New York-based designers unhesitatingly and publicly vociferous in their support for Hillary Clinton were virtually mum when asked whether they would join Sophie Theallet in her call to boycott dressing incoming First Lady Melania Trump. And those who would talk would do so only off the record.
Even Theallet did not respond to requests for comment on Friday, nor did a spokeswoman for Melania Trump. Spokespeople for Diane von Furstenberg, Michael Kors and Dennis Basso declined to comment, as did one for Ivanka Trump, a designer in her own right. Representatives for Carolina Herrera, Rosie Assoulin and Thakoon Panichgul said they were unavailable.
Clinton had a small army of fashion supporters during the presidential campaign — Diane von Furstenberg, Anna Wintour, Tory Burch, Michael Kors, Ralph Lauren, Prabal Gurung, Thakoon Panichgul, Elie Tahari, Marchesa’s Georgina Chapman and Tanya Taylor among them. The Council of Fashion Designers of America had no comment Friday. Most of the 25 American designers asked to comment about Theallet’s open letter and their views did not even respond.
French-born Theallet triggered a firestorm Thursday afternoon by sending an open letter vowing not to dress the incoming First Lady and asking other designers to follow suit. In a widely circulated e-mail, Theallet wrote, “As one who celebrates and strives for diversity, individual freedom and respect for all lifestyles, I will not participate in dressing or associating in any way with the next First Lady. The rhetoric of racism, sexism and xenophobia unleashed by her husband’s presidential campaign are incompatible with the shared values we live by,” she wrote. “I encourage my fellow designers to do the same.”

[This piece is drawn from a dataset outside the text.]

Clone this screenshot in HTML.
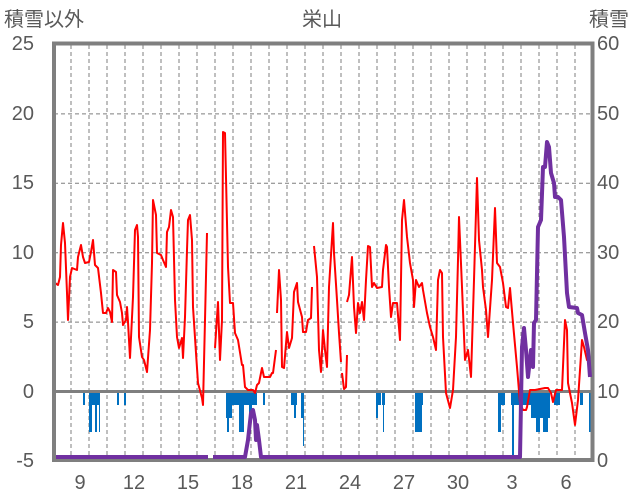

They might do so; they just won’t publicly admit it. One designer, who requested anonymity, said Friday, “It’s going to be hard-pressed for all these people to align themselves with her, including Anna [Wintour.] All these people were so pro-Hillary. You can’t turn on a dime.
“This is going to be a whole different thing. Melania knows fashion and she’s going to buy her own clothes. She could have hooked on to one person to dress her for all these events,” he said then, not resisting the chance to take a swipe, added, “She wore a one-shoulder jumpsuit on Election Night. That wasn’t so business attire. Don’t you think she should have been in a tailored dress?”
Regardless of his blue-state leaning view, the designer said he would consider dressing Trump for the inaugural given the chance. The free publicity that comes with dressing the First Lady may sway designers to overlook their personal preferences. Love him or hate him, voters tune into Trump, considering 84 million watched his final debate with Clinton, compared to the nearly 21 million who tuned in to Barack Obama’s 2013 inaugural. One designer also predicted a Beltway-shaking shift with state dinners, suggesting all those pro-Hillary designers and Hollywood types won’t make the cut. “People can’t have been so strong with their convictions and then say, ‘Oh, yeah I’m going to go to dinner there,” he said.
Wherever they stand, New York designers live in a city with 900 fashion companies accounting for a $98 billion industry that makes up 5 percent of the city’s workforce. And while Donald Trump has pledged repeatedly to revive American manufacturing across all sectors, fashion designers aren’t exactly lined up waiting. All too familiar with Trump’s Brioni-suit wearing ways, one New York-based designer said, “He talks so much about manufacturing in the U.S. I say, ‘Put your money where your mouth is.’ We’re based here in New York but I don’t want to dress Melania. That’s not going to happen. Through association Melania is the poster board for him and his beliefs and value systems. I do think that flies in the face of many, many designers.”
But expecting Trump’s European heritage to pay off, Oleg Cassini Inc.’s Peggy Nestor said, “She will be the new Jackie Kennedy, memorable and able to converse with international heads of state.”
Democratic with her designer choices, Trump has worn Ralph Lauren, Balmain, Michael Kors, Gucci, Fendi, Roland Mouret and Dolce & Gabbana for her more recent photo-ops. Apparently beholden to no specific designer, the future First Lady shopped in New York City boutiques and online in recent months.
Vocal in her personal life, one designer didn’t want to go public with her anti-Trump views for fear of jeopardizing her company in any way but said she was embarrassed about not doing so. “The emotions are so raw and tensions are so high,” she said. “Many of us are feeling right now, ‘What can we do?’ Where do we have a voice?’ Many people, not just designers, feel that our country has just made a choice that is wrong. I’m going to be trying to figure out ways to stand up and fight for what I believe is right. This is Sophie’s way of feeling like she has voice. Frankly, I applaud her for standing up and saying it. I think she’s going to get a ton of flack.”